This piece is part of our RALtoday Q+A series. Know someone we should interview? Nominate them here.
Born and raised in the City of Oaks, writer and film actor Alli Hurley is a well-seasoned Raleighite. “I’ve seen a lot of growth and a lot of really good changes that have come to the city [over the past 20+ years],” she told RALtoday. In October 2020, she set out to write her first book, “100 Things to Do in Raleigh Before You Die.”
We asked Alli 10 questions about her writing process + book (which officially launched on Sat., May 7). Keep reading for a sneak peak of her ultimate Raleigh bucket list.
Describe your perfect day in Raleigh.
I’d go to Blue Jay Point for a walk, then I’d go to Fount. I’d have an afternoon picnic at Dix Park (during sunflower season) + visit NOFO for a little shopping. Then I think it would be perfect to go to the Raleigh Little Theatre and its rose garden.
You can only choose one local restaurant menu to bring with you to a deserted island — which one is it and why?
Sola. They have so much that’s beyond coffee + it’s so fresh. It would cover a lot of meals and you would have a lot of different lattes to choose from, which sounds like a good thing to me on an island.
What inspired you to write this book?
This book series [100 Things to Do Before You Die] is in a lot of major cities, but Raleigh didn’t have one. Raleigh is such a robust community. It just feels so friendly all the time, no matter where you go.
I wanted to write a book that doesn’t seem too touristy. I want [the book] to feel like a companion guide — like your friend is telling you these things to do.
How did you choose what to include?
I think that all of the places I included have something very quintessentially Raleigh about them. They’re really friendly, novel, and inclusive. I wanted the book to feel fun and exciting and new. But I also wanted it to appeal to people who have been here their whole lives.
I want people to know that there’s so much more than what’s in the book. Just because it’s not in the book doesn’t mean I don’t love it. My hope is that people might use this as a place to start but that they’ll expand outward and make Raleigh their own.
What was your writing process like?
I sent a survey to some trusted friends and family and asked what their perfect day in Raleigh would be. I also reached out to the Raleigh Visitors Bureau, which gave me an idea of the actual landmass to cover. Once I started to narrow down places, I visited them and interviewed people. I went anonymously to many places to have a sort of “pure” experience.
Have you done all 100 things?
Yes — and some of them are things I grew up doing. I’m looking at it like, “OK, the places are changing so I can keep going and it doesn’t count that my bucket list ‘ended.’”
What memories stand out to you while working on the book?
I was paddleboarding on Falls Lake and I fell overboard.

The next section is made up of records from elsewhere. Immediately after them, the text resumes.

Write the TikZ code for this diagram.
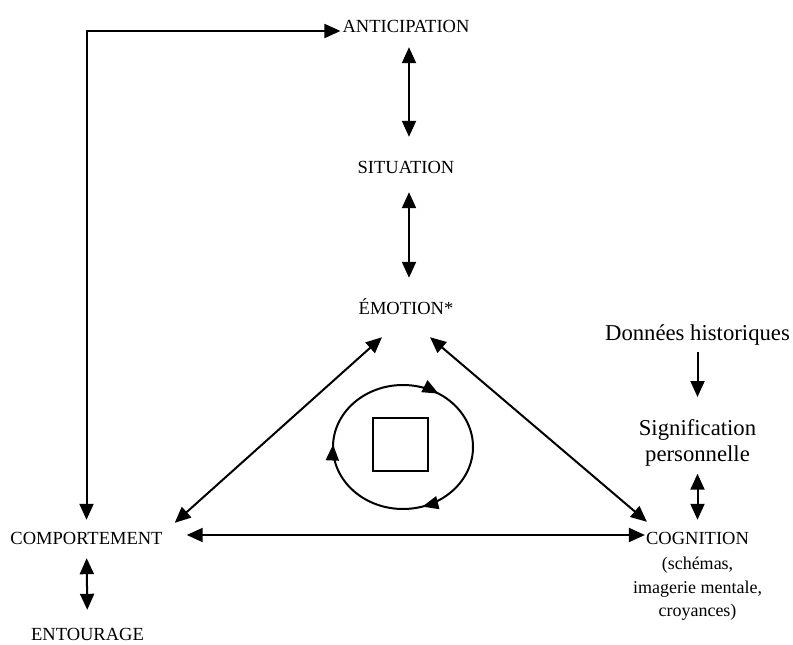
\documentclass[tikz,border=0pt]{standalone}
\usepackage{fontspec}
\setmainfont{Liberation Serif}
\usetikzlibrary{arrows.meta,decorations.markings}

\begin{document}
\begin{tikzpicture}[x=1pt,y=-1pt,
  >={Triangle[length=16pt,width=14pt]},
  conn/.style={line width=2pt},
  caps/.style={inner sep=0pt, font=\fontsize{18.5}{22}\selectfont, text height=13pt, text depth=0pt},
  big/.style={inner sep=0pt, font=\fontsize{22.7}{26}\selectfont, align=center},
  note/.style={inner sep=0pt, font=\fontsize{18}{23.5}\selectfont, align=center},
  cyclepath/.style={line width=2pt,
    postaction={decorate},
    decoration={markings,
      mark=at position 0.203 with {\arrow{Triangle[length=16pt,width=13pt]}},
      mark=at position 0.506 with {\arrow{Triangle[length=16pt,width=13pt]}},
      mark=at position 0.839 with {\arrow{Triangle[length=16pt,width=13pt]}}}},
  corebox/.style={draw, line width=2pt, minimum width=55pt, minimum height=53pt, inner sep=0pt}
]
\useasboundingbox (0,0) rectangle (793,645);

% central column
\node[caps] (antic) at (406,26) {ANTICIPATION};
\node[caps] (sit) at (406,167) {SITUATION};
\node[caps] (emo) at (406,308) {ÉMOTION*};

% corners of the triangle
\node[caps] (comp) at (86.5,538) {COMPORTEMENT};
\node[caps] (entour) at (87.5,634) {ENTOURAGE};
\node[caps] (cogn) at (697.5,538) {COGNITION};
\node[note, anchor=north] (detail) at (697.5,557) {(schémas,\\imagerie mentale,\\croyances)};

% right column
\node[big, anchor=base] (hist) at (697.5,340) {Données historiques};
\node[big, anchor=north] (signif) at (697.5,419.5) {Signification\\personnelle};

% central cycle
\node[corebox] (core) at (400.5,444.5) {};
\coordinate (cyc) at (403,447);
\draw[cyclepath] (cyc) ellipse [x radius=70, y radius=62];

% connectors
\draw[conn,<->,shorten <=2pt,shorten >=11.5pt] ([yshift=-5pt]antic.west) -| (comp.north);
\draw[conn,<->,shorten <=14.5pt,shorten >=23.5pt] ([xshift=3pt]antic.south) -- ([xshift=3pt]sit.north);
\draw[conn,<->,shorten <=18.5pt,shorten >=23.5pt] ([xshift=3pt]sit.south) -- ([xshift=3pt]emo.north);
\draw[conn,<->] ([xshift=-24pt,yshift=-22.5pt]emo.south) -- ([xshift=12pt,yshift=8.5pt]comp.north east);
\draw[conn,<->] ([xshift=24pt,yshift=-22.5pt]emo.south) -- ([xshift=1pt,yshift=9.5pt]cogn.north west);
\draw[conn,<->,shorten <=24pt,shorten >=1pt] ([yshift=3pt]comp.east) -- ([yshift=3pt]cogn.west);
\draw[conn,<->,shorten <=13.5pt,shorten >=17.5pt] (comp.south) -- (entour.north);
\draw[conn,->,shorten <=7pt,shorten >=22.5pt] (hist.south) -- (signif.north);
\draw[conn,<->,shorten <=7pt,shorten >=11.5pt] (signif.south) -- (cogn.north);
\end{tikzpicture}
\end{document}
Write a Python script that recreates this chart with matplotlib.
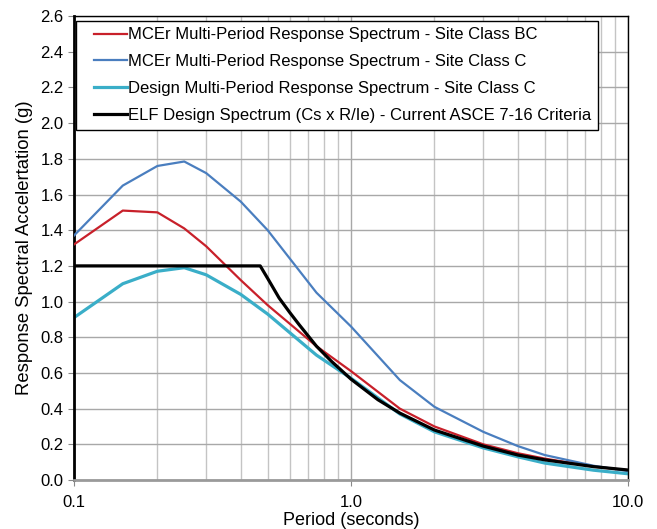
import matplotlib
matplotlib.use('Agg')
import matplotlib.pyplot as plt
from matplotlib.lines import Line2D
from matplotlib.legend_handler import HandlerLine2D
from matplotlib.ticker import FixedLocator, LogLocator, NullFormatter

plt.rcParams['font.family'] = ['Liberation Sans', 'DejaVu Sans']

# periods (s) for the multi-period spectra
periods = [0.1, 0.15, 0.2, 0.25, 0.3, 0.4, 0.5, 0.75, 1.0, 1.5, 2.0, 3.0, 4.0, 5.0, 7.5, 10.0]
mcer_bc = [1.32, 1.51, 1.50, 1.41, 1.31, 1.12, 0.98, 0.75, 0.61, 0.40, 0.30, 0.20, 0.15, 0.12, 0.075, 0.055]
mcer_c = [1.37, 1.65, 1.76, 1.785, 1.72, 1.56, 1.40, 1.05, 0.86, 0.56, 0.41, 0.27, 0.19, 0.14, 0.08, 0.05]
design_c = [0.91, 1.10, 1.17, 1.19, 1.15, 1.04, 0.93, 0.70, 0.57, 0.37, 0.27, 0.18, 0.13, 0.095, 0.055, 0.035]

# ELF design spectrum
elf_periods = [0.1, 0.47, 0.5, 0.55, 0.6, 0.65, 0.75, 0.85, 1.0, 1.25, 1.5, 2.0, 3.0, 4.0, 5.0, 7.5, 10.0]
elf_values = [1.2, 1.2, 1.13, 1.02, 0.94, 0.87, 0.75, 0.665, 0.565, 0.45, 0.375, 0.28, 0.19, 0.14, 0.113, 0.075, 0.056]

labels = ['MCEr Multi-Period Response Spectrum - Site Class BC',
          'MCEr Multi-Period Response Spectrum - Site Class C',
          'Design Multi-Period Response Spectrum - Site Class C',
          'ELF Design Spectrum (Cs x R/Ie) - Current ASCE 7-16 Criteria']

fig = plt.figure(figsize=(6.57, 5.29), dpi=100)
ax = fig.add_axes([0.1126, 0.0926, 0.8435, 0.877])

ax.plot(periods, mcer_bc, color='#c8202a', lw=1.6, label=labels[0], zorder=3)
ax.plot(periods, mcer_c, color='#4a7ebf', lw=1.6, label=labels[1], zorder=3)
ax.plot(periods, design_c, color='#3aaec8', lw=2.3, label=labels[2], zorder=2)
ax.plot(elf_periods, elf_values, color='black', lw=2.3, label=labels[3], zorder=4)

ax.set_xscale('log')
ax.set_xlim(0.1, 10)
ax.set_ylim(0, 2.6)
ax.xaxis.set_major_locator(FixedLocator([0.1, 1.0, 10.0]))
ax.set_xticklabels(['0.1', '1.0', '10.0'])
ax.xaxis.set_minor_locator(LogLocator(base=10, subs=range(2, 10)))
ax.xaxis.set_minor_formatter(NullFormatter())
ax.set_yticks([i * 0.2 for i in range(14)])
ax.set_yticklabels(['%.1f' % (i * 0.2) for i in range(14)])

ax.grid(True, which='major', color='#a8a8a8', lw=1.0, zorder=0)
ax.grid(True, which='minor', axis='x', color='#c4c4c4', lw=1.0, zorder=0)
ax.set_axisbelow(True)

ax.tick_params(axis='both', which='major', labelsize=12, length=4, color='#888888')
ax.tick_params(axis='x', which='minor', length=0)
ax.tick_params(axis='x', pad=7)

ax.spines['left'].set_linewidth(2)
ax.spines['left'].set_color('black')
ax.spines['bottom'].set_linewidth(2)
ax.spines['bottom'].set_color('#9a9a9a')
ax.spines['top'].set_linewidth(1)
ax.spines['right'].set_linewidth(1)

ax.set_xlabel('Period (seconds)', fontsize=13, labelpad=1)
ax.set_ylabel('Response Spectral Accelertation (g)', fontsize=13.3, labelpad=5)

leg = ax.legend(loc='upper left', bbox_to_anchor=(0.004, 0.99), fontsize=12,
                frameon=True, fancybox=False, framealpha=1, edgecolor='black',
                handlelength=2.63, handletextpad=0.1, labelspacing=0.71,
                borderpad=0.4, borderaxespad=0,
                handler_map={Line2D: HandlerLine2D(xpad=0.66)})
leg.get_frame().set_linewidth(1.0)

fig.savefig('out.png', dpi=100)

I went to Lucette Grace to sample just a few things and I ended up spending $30 on pastries. The same thing happened with all the food spots. (I was also pregnant when I wrote the book, so working on the food section was so hard. I was drooling the entire time.)
Alli’s daughter, Murphy Jane, turned five months old last week. She often appears on Alli’s TikTok.
What are the top 3 must-dos in your book?
Angus Barn — it’s a Raleigh staple and Van, the owner, is one of the kindest, most gracious people I have ever met. She does an amazing job.
The State Fair. I’d recommend going as many times as you can.
The NC Museum of Art. You can visit the museum itself, go to a concert, have a picnic, see an outdoor movie, ride on the bike trails, or go for a walk. You could spend the whole day there.
What’s something new in Raleigh that you’ve heard of that you’re excited about?
I’ve been hearing a lot about creators moving to Raleigh. I’m really encouraged that leaders in content creation are coming here and I’m excited to see where that goes. Raleigh has a huge potential for entertainment.
What’s something that every Raleighite should know about?
Raleigh is like a person that you meet and you immediately like them, but as you get to know them more, they only become funnier or they only become kinder. They’re just very unassumingly awesome and continue to grow on you.